Por István Ojeda Bello
Con particular atención el pueblo cubano siguió la sesión constitutiva de la Novena Legislatura de la Asamblea Nacional del Poder Popular. A través de la radio, la televisión y desde las cada vez más extendidas redes sociales, la gente estuvo atenta a un suceso cuyo desenlace esperado no le restó prominencia en la agenda pública.
Por primera vez alguien que no se apellidara Castro asumiría el puesto más importante del Estado o el Gobierno en Cuba. No sorprendió que los críticos del proceso revolucionario cubano presentaran lo visto en el Palacio de Convenciones de La Habana con toda la carga peyorativa posible, sin embargo, lo que cuenta es el apoyo de la mayoría de la opinión pública interna, así como de gobiernos amigos como los de la República Bolivariana de Venezuela, el Estado Plurinacional de Bolivia, la Federación Rusa y la República Popular China, incluso hubo respetuosos saludos desde Colombia, México o el Reino Unido.
Por primera vez en mucho tiempo los medios de comunicación domésticos transmitieron en vivo la toma de posesión de los 605 diputados del Parlamento unicameral del Archipiélago y la subsiguiente elección por estos de la presidencia del poder legislativo y más tarde de los integrantes del Consejo de Estado que, junto al Consejo de Ministros, conforman el núcleo del poder ejecutivo en Cuba. La novedad denotó lo trascendental del momento, quizás no tanto en el orden práctico como desde el punto de vista simbólico.
El que la dirección de la Revolución vaya dejando de estar en manos de la generación histórica que protagonizó la lucha contra la dictadura de Fulgencio Batista no es un proceso que comenzó el 19 de abril de 2018, sino, por lo menos, desde los años 90 del pasado siglo. Basta con examinar el cambio paulatino en la composición del Legislativo y la edad de la mayoría de los ministros, así como de los demás puestos de cualquier rango en las instituciones del Estado y del Partido Comunista; quien lo haga se percatará que en su inmensa mayoría están ocupados por personas cuya formación y educación tuvo lugar después de 1959.
Esa realidad no le resta relevancia a lo ocurrido el 18 y 19 de abril pasado, sino que desde el punto de vista del cubano de a pie tiene una connotación diferente. Para quienes vivimos en esta Isla no hubo una sucesión dinástica como dijo el aborrecible secretario de la Organización de Estados Americano, Luis Almagro, sino la apertura de una etapa donde la autoridad moral de la dirigencia de la nación no radicará tanto en su trayectoria en la lucha revolucionaria antibatistiana, sino en su capacidad para ser fieles a los más preclaros valores de justicia social defendidos por el socialismo cubano.

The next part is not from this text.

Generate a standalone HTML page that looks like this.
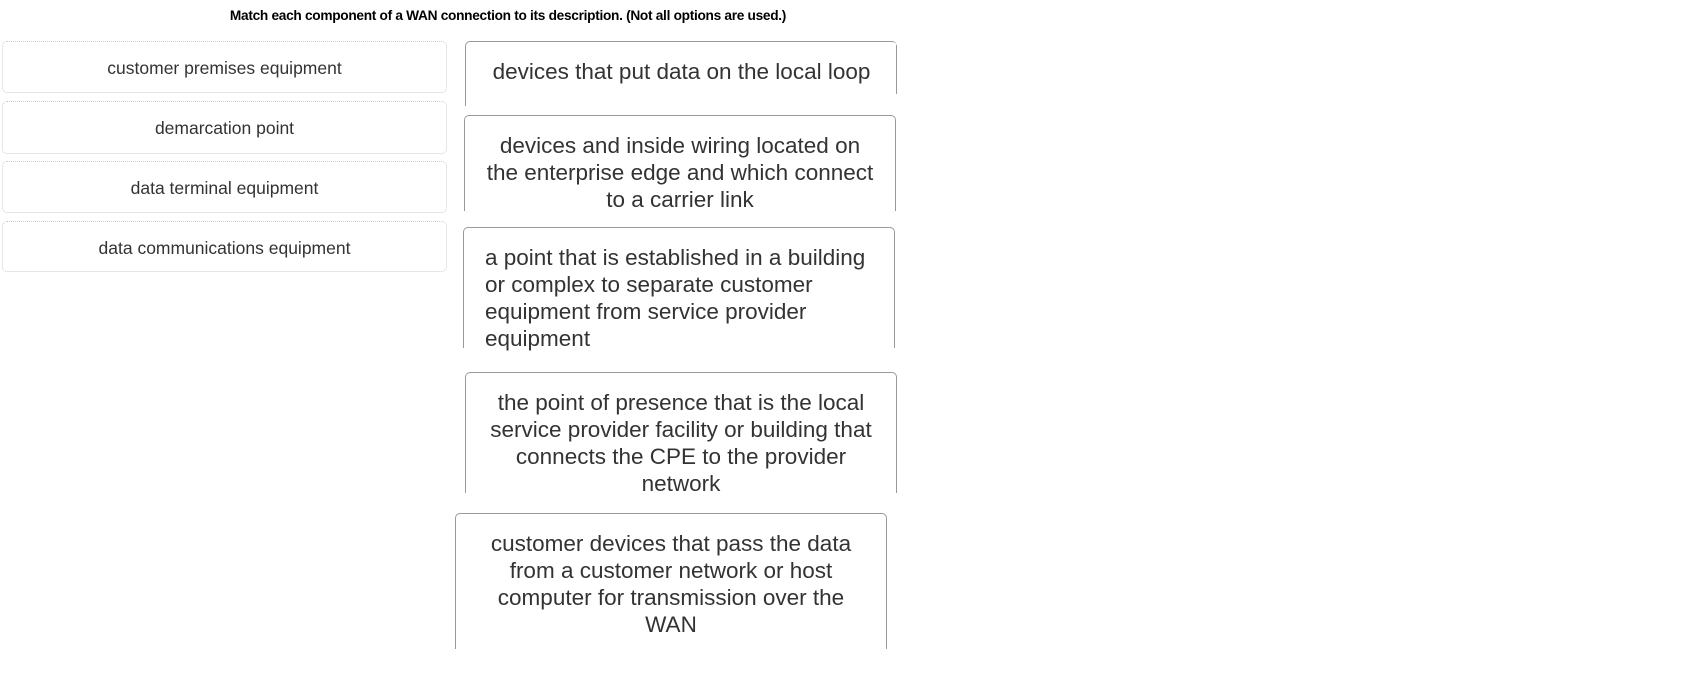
<!DOCTYPE html>
<html><head><meta charset="utf-8"><style>
body{margin:0;width:1693px;height:681px;background:#fff;position:relative;overflow:hidden;font-family:"Liberation Sans",Arial,sans-serif;}
.t{position:absolute;left:0;width:1016px;top:8px;text-align:center;font-weight:bold;font-size:13.7px;color:#000;letter-spacing:-0.3px}
.l{position:absolute;left:2px;width:445px;border:1px dotted #ccc;border-radius:5px;text-align:center;font-size:17.5px;color:#333;box-sizing:border-box}
.r{position:absolute;width:432px;border:1px solid #999;border-bottom:none;border-radius:5px 5px 0 0;box-sizing:border-box;color:#333;font-size:22.5px;line-height:27px;text-align:center;padding-top:16px;white-space:nowrap}
</style></head><body>
<div class="t">Match each component of a WAN connection to its description. (Not all options are used.)</div>
<div class="l" style="top:41px;height:52px;line-height:52px">customer premises equipment</div>
<div class="l" style="top:101px;height:53px;line-height:53px">demarcation point</div>
<div class="l" style="top:161px;height:52px;line-height:53px">data terminal equipment</div>
<div class="l" style="top:221px;height:51px;line-height:53px">data communications equipment</div>

<div class="r" style="left:465px;top:41px;height:65px;border-right:none">devices that put data on the local loop</div>
<div style="position:absolute;left:896px;top:45px;width:1px;height:49px;background:#999"></div>
<div class="r" style="left:464px;top:115px;height:96px">devices and inside wiring located on<br>the enterprise edge and which connect<br>to a carrier link</div>
<div class="r" style="left:463px;top:227px;height:121px;text-align:left;padding-left:21px">a point that is established in a building<br>or complex to separate customer<br>equipment from service provider<br>equipment</div>
<div class="r" style="left:465px;top:372px;height:121px">the point of presence that is the local<br>service provider facility or building that<br>connects the CPE to the provider<br>network</div>
<div class="r" style="left:455px;top:513px;height:136px">customer devices that pass the data<br>from a customer network or host<br>computer for transmission over the<br>WAN</div>
</body></html>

Y eso parece tenerlo claro el nuevo presidente de los consejos de Estado y de Ministros, Miguel Díaz-Canel Bermúdez quien en su discurso de ascensión recalcó que no subía a la tribuna con un morral lleno de promesas, sino con una carpeta colmada de tareas por hacer. Los jóvenes que representa el ingeniero electrónico y profesor universitario nacido en la provincia de Villa Clara al sentarse en los más decisorios asientos de la cabina de pilotaje del país, lo hace con un clarísimo “plan de vuelo”: Los Lineamientos y el Plan de Desarrollo hasta el 2030 aprobados después del Sexto Congreso del Partido Comunista de Cuba.
Resumidos en ambos textos está la plataforma programática consensuada con amplios sectores de la vida económica y de la sociedad civil. Ir contra eso sería un suicido político para quien lo intente.
En esta ornada de cuadros políticos y gubernamentales lógicamente tendrá sus matices y claros estilos individuales de dirección, porque cada timonel los tiene, más en los últimos 10 años sus mayores se han asegurado de crear esa plataforma programática altamente consensuada con la población sobre cuáles serán las principales direcciones estratégicas de Cuba en los años venideros.
¿Hay expectativas? Desde luego que sí. Negarlo sería hacerle el juego al inmovilismo y la desidia contra la que tanto luchó el Líder Histórico de la Revolución, Fidel Castro, y sobre la cual sigue alertando Raúl. De ellos esta nueva generación de ejecutivos empresariales, dirigentes políticos, ministros y… presidentes, deberá siempre tener en cuenta el total desapego por los títulos y los honores. De sus predecesores ha aprendido a tener una inquebrantable fe en el pueblo, la honestidad fuera de toda duda y quizás algo que resume todo: su desprecio por honores y prebendas, haciendo suya aquella frase de José Martí: “toda la gloria del mundo cabe en un grano de maíz”. Solo que en este caso sería pertinente decir también todo el poder cabe en un grano de maíz.